E o "tóxico do intelectualismo" de Emmanuel? É a Escola Sem Partido com 75 anos de antecedência! Junte-se a reprovação dos "espíritas" ao pensamento questionador, quando entra nos terrenos da fé religiosa, levianamente acusado de "ser movido por paixões terrenas" e de ser "abuso da Ciência sobre a Religião", com as defesas de "educação evangelizadora" como as propagadas por Divaldo Franco em seus discursos verborrágicos!!
Se o que o "espiritismo" defende em suas ideias não é Teologia do Sofrimento, então não sabemos o que é, de fato. Ou se o projeto educacional que um Divaldo Franco defende e pratica não é Escola Sem Partido, então é o quê, afinal? Temos que desconstruir esse balé de palavras bonitas, que mascara posturas retrógradas do "movimento espírita" e ver a dura realidade que está por trás de uma retórica bonitinha e arrumadinha de seus ideólogos sedentos pela posse da verdade.
Se vermos as ideias nos livros de Chico Xavier, Divaldo Franco, Robson Pinheiro, Richard Simonetti, Alamar Régis Carvalho, Orson Peter Carrara, Nelson Moraes, Gerson Simões Monteiro, José Medrado e outros, o governo Michel Temer e outros movimentos retrógrados estão todos lá: PEC do Teto, Escola Sem Partido, Movimento Brasil Livre, Revoltados On Line, terceirização do trabalho, flexibilização do direito trabalhista, o poder concentrado dos barões da grande mídia, abusos e incompreensões do Judiciário, o legado do ex-deputado Eduardo Cunha.

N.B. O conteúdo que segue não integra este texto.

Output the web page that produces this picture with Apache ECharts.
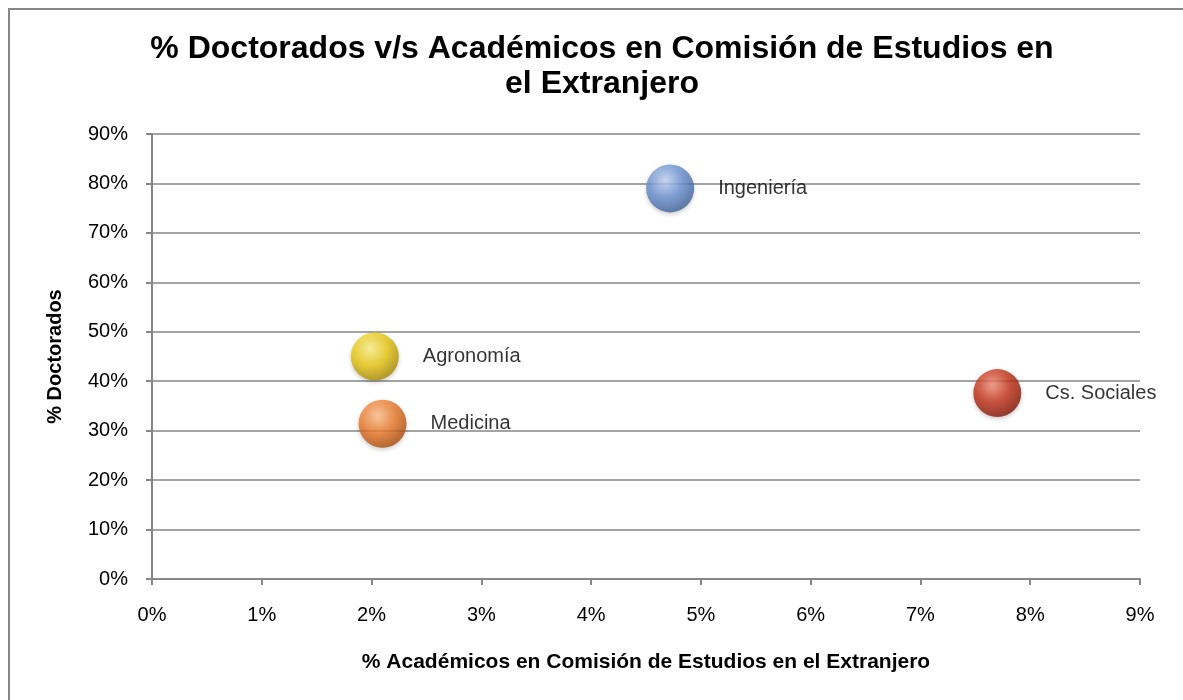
<!DOCTYPE html>
<html>
<head>
<meta charset="utf-8">
<script src="https://cdn.jsdelivr.net/npm/echarts@6/dist/echarts.min.js"></script>
<style>
  html, body { margin: 0; padding: 0; background: #fff; }
  #chart { width: 1183px; height: 700px; }
</style>
</head>
<body>
<div id="chart"></div>
<script>
// data
const categories = ['Ingeniería', 'Agronomía', 'Medicina', 'Cs. Sociales'];
const academicosPct = [4.72, 2.03, 2.10, 7.70];
const doctoradosPct = [79, 45, 31.4, 37.6];
const bubbleColors = [
  ['#c4d8f6', '#6b92d4', '#3b5d93'],
  ['#fff58a', '#ecca12', '#a38300'],
  ['#ffc390', '#ef7b2a', '#a5460a'],
  ['#f3917a', '#c63218', '#7a1206']
];

const chart = echarts.init(document.getElementById('chart'));
const font = 'Arial, "Liberation Sans", sans-serif';

const seriesData = categories.map((name, i) => ({
  name: name,
  value: [academicosPct[i], doctoradosPct[i]],
  itemStyle: {
    color: {
      type: 'radial', x: 0.4, y: 0.33, r: 0.72,
      colorStops: [
        { offset: 0, color: bubbleColors[i][0] },
        { offset: 0.5, color: bubbleColors[i][1] },
        { offset: 1, color: bubbleColors[i][2] }
      ]
    },
    shadowColor: 'rgba(0,0,0,0.25)',
    shadowBlur: 4,
    shadowOffsetY: 2
  }
}));

chart.setOption({
  animation: false,
  backgroundColor: '#fff',
  title: {
    text: '% Doctorados v/s Académicos en Comisión de Estudios en\nel Extranjero',
    left: 597,
    top: 27,
    textAlign: 'center',
    textStyle: { fontFamily: font, fontSize: 32, fontWeight: 'bold', color: '#000', lineHeight: 35 }
  },
  graphic: [{
    type: 'rect',
    shape: { x: 9, y: 9, width: 1400, height: 900 },
    style: { fill: 'none', stroke: '#868686', lineWidth: 2 },
    silent: true
  }],
  grid: { left: 152, right: 43, top: 134, bottom: 121 },
  xAxis: {
    type: 'value',
    min: 0, max: 9, interval: 1,
    name: '% Académicos en Comisión de Estudios en el Extranjero',
    nameLocation: 'middle',
    nameGap: 73,
    nameTextStyle: { fontFamily: font, fontSize: 21, fontWeight: 'bold', color: '#000' },
    axisLine: { show: true, lineStyle: { color: '#868686', width: 2 } },
    axisTick: { show: true, length: 6, lineStyle: { color: '#868686', width: 2 } },
    axisLabel: { formatter: '{value}%', fontFamily: font, fontSize: 20, color: '#000', margin: 26 },
    splitLine: { show: false }
  },
  yAxis: {
    type: 'value',
    min: 0, max: 90, interval: 10,
    name: '% Doctorados',
    nameLocation: 'middle',
    nameGap: 87,
    nameRotate: 90,
    nameTextStyle: { fontFamily: font, fontSize: 20, fontWeight: 'bold', color: '#000' },
    axisLine: { show: true, lineStyle: { color: '#868686', width: 2 } },
    axisTick: { show: true, length: 6, lineStyle: { color: '#868686', width: 2 } },
    axisLabel: { formatter: '{value}%', fontFamily: font, fontSize: 20, color: '#000', margin: 24 },
    splitLine: { show: true, lineStyle: { color: '#868686', width: 1.5 } }
  },
  series: [{
    type: 'scatter',
    symbolSize: 48,
    data: seriesData,
    label: {
      show: true,
      position: 'right',
      distance: 24,
      formatter: p => p.name,
      fontFamily: font,
      fontSize: 20,
      color: '#000'
    }
  }]
});
</script>
</body>
</html>
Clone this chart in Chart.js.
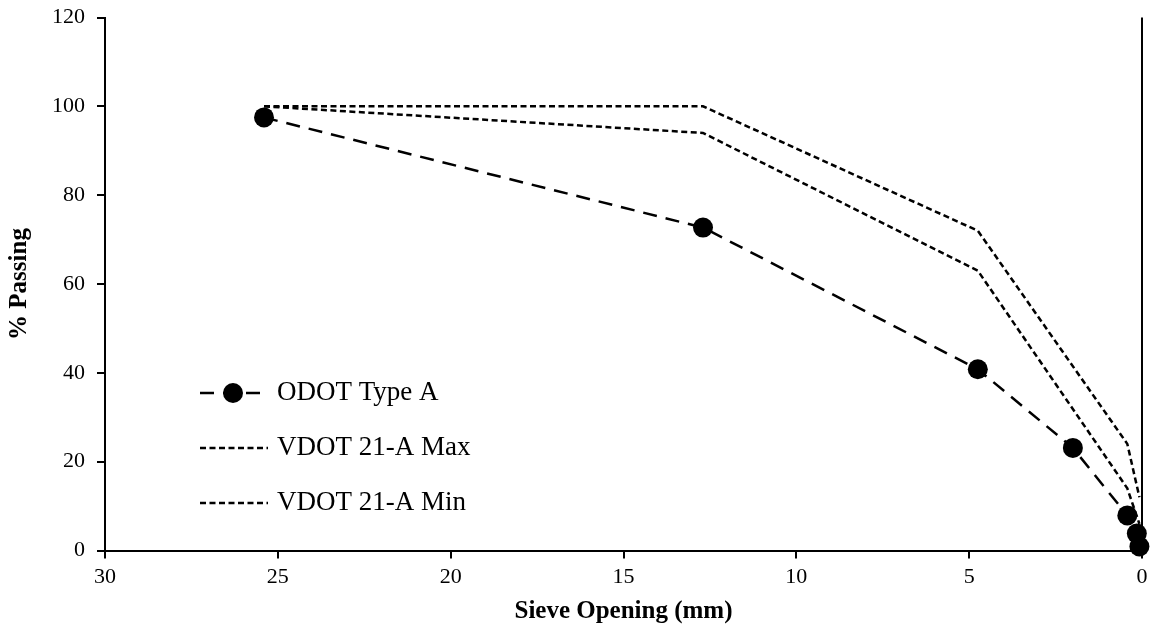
<!DOCTYPE html>
<html>
<head>
<meta charset="utf-8">
<script src="https://cdn.jsdelivr.net/npm/chart.js@4.4.1/dist/chart.umd.min.js"></script>
<style>
  html, body { margin: 0; padding: 0; background: #fff; }
  #wrap { width: 1159px; height: 639px; }
</style>
</head>
<body>
<div id="wrap"><canvas id="chart1"></canvas></div>
<script>
// sieve sizes (mm) and % passing
const sieveOdot = [25.4, 12.7, 4.75, 2.0, 0.425, 0.15, 0.075];
const passOdot = [97.5, 72.7, 40.8, 23.1, 7.9, 3.8, 0.9];
const sieveVdot = [25.4, 12.7, 4.75, 0.425, 0.075];
const vdotMax = [100, 100, 72, 24, 12];
const vdotMin = [100, 94, 63, 14, 6];
const labels = ["ODOT Type A", "VDOT 21-A Max", "VDOT 21-A Min"];
const xTicks = [0, 5, 10, 15, 20, 25, 30];
const yTicks = [0, 20, 40, 60, 80, 100, 120];

const serif = "'Liberation Serif', 'Times New Roman', serif";

function pts(xs, ys) {
  return xs.map((x, i) => ({ x: x, y: ys[i] }));
}

// right frame line (drawn under the points)
const rightFrame = {
  id: "rightFrame",
  beforeDatasetsDraw(chart) {
    const { ctx, chartArea } = chart;
    ctx.save();
    ctx.strokeStyle = "#000";
    ctx.lineWidth = 2;
    ctx.beginPath();
    ctx.moveTo(chartArea.right, chartArea.top);
    ctx.lineTo(chartArea.right, chartArea.bottom);
    ctx.stroke();
    ctx.restore();
  },
};

// legend inside the plot, lower left
const innerLegend = {
  id: "innerLegend",
  afterDraw(chart) {
    const ctx = chart.ctx;
    const rows = [393, 448, 503];
    ctx.save();
    chart.data.datasets.forEach((ds, i) => {
      const y = rows[i];
      ctx.strokeStyle = ds.borderColor;
      ctx.lineWidth = ds.borderWidth;
      ctx.setLineDash(ds.borderDash);
      ctx.beginPath();
      ctx.moveTo(200, y);
      ctx.lineTo(i === 0 ? 260 : 268, y);
      ctx.stroke();
      ctx.setLineDash([]);
      if (ds.pointRadius > 0) {
        ctx.fillStyle = ds.pointBackgroundColor;
        ctx.beginPath();
        ctx.arc(233, y, ds.pointRadius, 0, Math.PI * 2);
        ctx.fill();
      }
      ctx.fillStyle = "#000";
      ctx.font = "27px " + serif;
      ctx.textBaseline = "middle";
      ctx.textAlign = "left";
      ctx.fillText(ds.label, 277, y);
    });
    ctx.restore();
  },
};

function noPad(s) {
  s.paddingTop = 0;
  s.paddingBottom = 0;
  s.paddingLeft = 0;
  s.paddingRight = 0;
}

document.addEventListener("DOMContentLoaded", () => {
  const chart1 = new Chart(document.getElementById("chart1"), {
    type: "scatter",
    data: {
      datasets: [
        {
          label: labels[0],
          data: pts(sieveOdot, passOdot),
          showLine: true,
          borderColor: "#000",
          borderWidth: 2.5,
          borderDash: [14, 9],
          pointRadius: 10,
          pointBackgroundColor: "#000",
          pointBorderWidth: 0,
          clip: false,
        },
        {
          label: labels[1],
          data: pts(sieveVdot, vdotMax),
          showLine: true,
          borderColor: "#000",
          borderWidth: 2.5,
          borderDash: [6, 3.5],
          pointRadius: 0,
          clip: false,
        },
        {
          label: labels[2],
          data: pts(sieveVdot, vdotMin),
          showLine: true,
          borderColor: "#000",
          borderWidth: 2.5,
          borderDash: [6, 3.5],
          pointRadius: 0,
          clip: false,
        },
      ],
    },
    options: {
      responsive: true,
      maintainAspectRatio: false,
      animation: false,
      layout: { padding: { top: 17.5, right: 17, bottom: 0, left: 0 } },
      plugins: {
        legend: { display: false },
        tooltip: { enabled: false },
      },
      scales: {
        x: {
          type: "linear",
          reverse: true,
          min: 0,
          max: 30,
          afterFit: (s) => { s.height = 88.5; noPad(s); },
          afterBuildTicks: (s) => { s.ticks = xTicks.map((v) => ({ value: v })); },
          grid: { drawOnChartArea: false, color: "#000", tickLength: 8, lineWidth: 2 },
          border: { color: "#000", width: 2 },
          ticks: { color: "#000", padding: 6, font: { family: serif, size: 22 } },
          title: {
            display: true,
            text: "Sieve Opening (mm)",
            color: "#000",
            font: { family: serif, size: 25, weight: "bold" },
            padding: { top: 0, bottom: 12 },
          },
        },
        y: {
          min: 0,
          max: 120,
          afterFit: (s) => { s.width = 105; noPad(s); },
          afterBuildTicks: (s) => { s.ticks = yTicks.map((v) => ({ value: v })); },
          grid: { drawOnChartArea: false, color: "#000", tickLength: 8, lineWidth: 2 },
          border: { color: "#000", width: 2 },
          ticks: { color: "#000", padding: 12, font: { family: serif, size: 22 } },
          title: {
            display: true,
            text: "% Passing",
            color: "#000",
            font: { family: serif, size: 25, weight: "bold" },
            padding: { top: 5, bottom: 0 },
          },
        },
      },
    },
    plugins: [rightFrame, innerLegend],
  });
});
</script>
</body>
</html>
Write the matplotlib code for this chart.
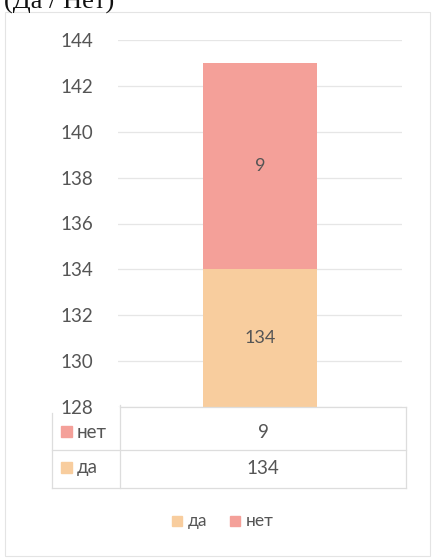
import matplotlib.pyplot as plt
from matplotlib.patches import Rectangle
from matplotlib.lines import Line2D

plt.rcParams['font.family'] = ['Lato', 'DejaVu Sans']

# data
categories = ['']
series_names = ['да', 'нет']
values_da = [134]
values_net = [9]
y_ticks = [128, 130, 132, 134, 136, 138, 140, 142, 144]

col_da = '#f8cd9e'
col_net = '#f4a099'
txt = '#555555'

fig = plt.figure(figsize=(4.34, 5.59), dpi=100)
W, H = 434, 559

def fx(px):
    return px / W

def fy(py):
    return 1 - py / H

# outer chart frame
fig.patches.append(Rectangle((fx(5), fy(556)), fx(425), fy(12) - fy(556),
                             transform=fig.transFigure, fill=False, ec='#e4e4e4', lw=0.8))

# title, cut off at the top edge as in the source
fig.text(fx(4), fy(2), '(Да / Нет)', family='Liberation Serif', fontsize=19,
         color='#111111', va='center', ha='left')

ax = fig.add_axes([fx(118), fy(407), fx(402) - fx(118), fy(40) - fy(407)])
x = range(len(categories))
ax.bar(x, [v - y_ticks[0] for v in values_da], bottom=y_ticks[0], width=0.4, color=col_da, zorder=2)
ax.bar(x, values_net, bottom=values_da, width=0.4, color=col_net, zorder=2)
for i in x:
    ax.text(i, (y_ticks[0] + values_da[i]) / 2, str(values_da[i]), ha='center', va='center',
            fontsize=13, color=txt)
    ax.text(i, values_da[i] + values_net[i] / 2, str(values_net[i]), ha='center', va='center',
            fontsize=13, color=txt)

ax.set_ylim(y_ticks[0], y_ticks[-1])
ax.set_xlim(-0.5, 0.5)
ax.set_yticks(y_ticks)
ax.set_xticks([])
ax.tick_params(axis='y', length=0, labelsize=13.5, labelcolor=txt, pad=18)
ax.grid(axis='y', color='#e6e6e6', lw=0.9, zorder=0)
for s in ax.spines.values():
    s.set_visible(False)

# data table under the axis
line_kw = dict(color='#dddddd', lw=0.9, transform=fig.transFigure)
fig.lines.append(Line2D([fx(120), fx(406)], [fy(407), fy(407)], **line_kw))
fig.lines.append(Line2D([fx(52), fx(406)], [fy(450), fy(450)], **line_kw))
fig.lines.append(Line2D([fx(52), fx(406)], [fy(488), fy(488)], **line_kw))
fig.lines.append(Line2D([fx(52), fx(52)], [fy(413), fy(488)], **line_kw))
fig.lines.append(Line2D([fx(120), fx(120)], [fy(405), fy(488)], **line_kw))
fig.lines.append(Line2D([fx(406), fx(406)], [fy(407), fy(488)], **line_kw))

rows = [('нет', col_net, values_net[0], 432), ('да', col_da, values_da[0], 468)]
for name, col, val, py in rows:
    fig.patches.append(Rectangle((fx(61), fy(py + 5)), fx(11), fy(py - 6) - fy(py + 5),
                                 transform=fig.transFigure, color=col))
    fig.text(fx(77), fy(py), name, fontsize=13.5, color=txt, va='center', ha='left')
    fig.text(fx(263), fy(py), str(val), fontsize=13.5, color=txt, va='center', ha='center')

# legend
leg = [('да', col_da, 172), ('нет', col_net, 230)]
for name, col, px in leg:
    fig.patches.append(Rectangle((fx(px), fy(526)), fx(10), fy(516) - fy(526),
                                 transform=fig.transFigure, color=col))
    fig.text(fx(px + 16), fy(521), name, fontsize=12.5, color=txt, va='center', ha='left')

fig.savefig('out.png', dpi=100, facecolor='white')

Está tudo nessas obras, o que mostra o caráter ultraconservador do "movimento espírita" brasileiro. na verdade uma repaginação do antigo Catolicismo jesuíta dos tempos do Brasil colonial que quer recuperar a supremacia rompida pelo Marquês de Pombal. Usando a Doutrina Espírita como fachada, é o velho jesuitismo colonial que, sob o nome de "espiritismo", quer retomar o antigo poder sobre o povo brasileiro.